Life’s lessons are learned through the game of golf
The story of my golf game originates in a tradition dating back 429 years, thanks to the legacy of Pope Gregory XIII. Yes, midnight on December 31, the annual, big to-do when we ring in the New Year, is responsible for why I started golfing.
Traditionally, we observe January 1 as the new year because some church-y guy said so, and no one was adverse to a good party to temporarily relieve the freezing cold, post-holiday doldrums.
That’s form, though. In function, routine has most of us observing the new year in the Popsicle-melting days of August. Times Square may not be atwitter and nobody’s poppin’ bottles, but after decades of new teachers, classes, school supplies, and curriculum, August becomes, if not the traditional, the true New Year.
Even after we’re free of educational institutions, graduation parties and back-to-school promotions act as recess bells, recalling the routine. Like the old guy down the street who knows “a storm’s coming” when his knees ache, our bones feel the new year as natural as each night’s sleep or going on the rag. Come August, whether enrolled in a higher learning system or not, our brains know what our cancerous, sunburned skins and shriveled, cirrhosed livers have forgotten: it’s time to get our ass in gear for a new year.

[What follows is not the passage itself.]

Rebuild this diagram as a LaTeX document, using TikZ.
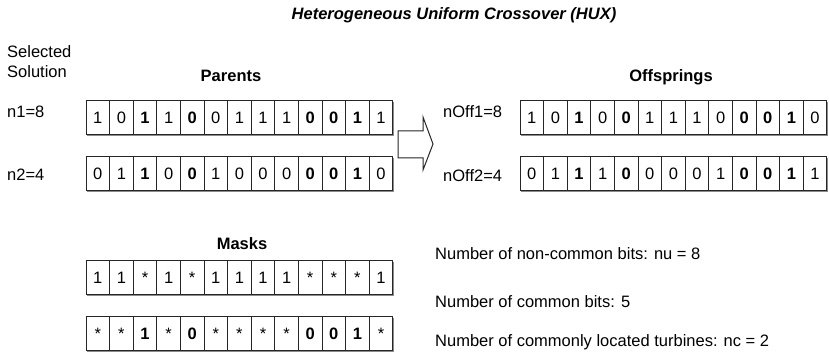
\documentclass[tikz,border=0pt]{standalone}
\usepackage{fontspec}
\setmainfont{Liberation Sans}
\usetikzlibrary{shadows}

% one row of 13 bit cells: name, left edge, centre line, bits
\newcommand\bitrow[4]{%
  \foreach \b [count=\i] in {#4}
    \node[bit] (#1-\i) at ({#2+11.8+23.6*(\i-1)},#3) {\b};
}

\tikzset{
  bit/.style={draw=black!85, line width=1pt, fill=white,
    minimum width=23.6pt, minimum height=34pt, inner sep=0pt, outer sep=0pt,
    drop shadow={shadow xshift=1.2pt, shadow yshift=-1.2pt, fill=black!45, opacity=1}},
  heading/.style={font=\fontsize{16.5}{20}\selectfont\bfseries, inner sep=0pt},
  tag/.style={anchor=base west, inner sep=0pt},
}

\begin{document}
\fontsize{16.5}{20}\selectfont
\begin{tikzpicture}[x=1pt, y=-1pt]
    \useasboundingbox (0,0) rectangle (829,352);

    % title
    \node[heading, font=\fontsize{16.5}{20}\selectfont\bfseries\itshape, anchor=base] (title) at (454,20)
        {Heterogeneous Uniform Crossover (HUX)};

    % headings
    \node[tag, align=left] (sel1) at (7,58) {Selected};
    \node[tag, align=left] (sel2) at (7,78) {Solution};
    \node[heading, anchor=base] (parents) at (231,82) {Parents};
    \node[heading, anchor=base] (offs)    at (671,82) {Offsprings};
    \node[heading, anchor=base] (masks)   at (242,250) {Masks};

    % parents
    \node[tag] (n1) at (7,118) {n1=8};
    \node[tag] (n2) at (7,181) {n2=4};
    \bitrow{pa}{86}{117.5}{1,0,\textbf{1},1,\textbf{0},0,1,1,1,\textbf{0},\textbf{0},\textbf{1},1}
    \bitrow{pb}{86}{173.5}{0,1,\textbf{1},0,\textbf{0},1,0,0,0,\textbf{0},\textbf{0},\textbf{1},0}

    % crossover arrow
    \draw[line width=1pt, draw=black!85, fill=white]
        (398,131) -- (423,131) -- (423,117) -- (433,144) -- (423,170) -- (423,158) -- (398,158) -- cycle;

    % offsprings
    \node[tag] (no1) at (443,118) {nOff1=8};
    \node[tag] (no2) at (443,182) {nOff2=4};
    \bitrow{oa}{520}{117.5}{1,0,\textbf{1},0,\textbf{0},1,1,1,0,\textbf{0},\textbf{0},\textbf{1},0}
    \bitrow{ob}{520}{173.5}{0,1,\textbf{1},1,\textbf{0},0,0,0,1,\textbf{0},\textbf{0},\textbf{1},1}

    % masks
    \bitrow{ma}{86}{277.5}{1,1,*,1,*,1,1,1,1,*,*,*,1}
    \bitrow{mb}{86}{333.5}{*,*,\textbf{1},*,\textbf{0},*,*,*,*,\textbf{0},\textbf{0},\textbf{1},*}

    % counts
    \node[tag] (nu) at (435,260) {Number of non-common bits: nu = 8};
    \node[tag] (cb) at (435,307) {Number of common bits: 5};
    \node[tag] (nc) at (435,346) {Number of commonly located turbines: nc = 2};
\end{tikzpicture}
\end{document}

And so it was, yearning for the annual challenges and edification of years’ past, searching for a mind-opening experience, I purchased a set of deeply discounted women’s LaJolla golf clubs. And, I’m sorry — did I say mind-opening? I meant soul-crushing.
I chose golf, and not something practical like, let’s say, a bike-maintenance class, because many of my friends play the game, and I’m not what would be deemed “athletic.” I knew it was a bit hoity-toity and expensive, but logic persisted that if my average friends played the game with any amount of success, I, too, had a decent chance of performing well. After all, just hit the ball into a hole — easy. There’s not even an opponent!
But like a three-legged zebra lapping water at the watering hole, I was mauled my first day on the course. Like a giant lioness who hadn’t eaten in weeks, golf ambushed me, ripping limb from torso and dragging me home half-dead.
Everything I thought would be natural (swinging the club, directing the ball) was counter-intuitive; everything I thought would be easy (putting, even teeing up the godforsaken ball) was difficult. And if I thought the play was complicated, the etiquette was quantum physics (how the hell are you supposed to maneuver the green without stepping in anyone’s line when everyone’s ball is within four feet of the hole?!).
Golf’s most heinous offense, I find, isn’t its difficulty but its sneakiness. This is not marathon-running or bike-riding where you seek to accomplish a thing, learn said thing, and then do said thing. This is golf! Where you observe, understand, and execute several very-well hit drives only to step up to the tee, take a magnificent swing, and watch the ball soar gracefully up into the air … and then come down into the windshield of a car — parked behind you in the parking lot. No other sport is so derisive as to make you think you’ve accomplished a technique only to throw it back in your face like a cup of acid. Golf is the only sport that yields so much shame from so little action. It kicks you when you’re already down, bleeding, and crying.
Since I’m fairly positive that “teaching by shaming” isn’t one of the Board of Education’s methods for success, I might better satiate my need for learning this year by setting down my clubs and instead cranking up the a/c, cracking open a calculus book, and throwing back a flute of champagne.
But instead, I’ll continue to sweat through my shorts, exhausted and near-death on only the 9th hole because golf is the great equalizer. Golf renders every novice a fool. And in that there’s something to be learned.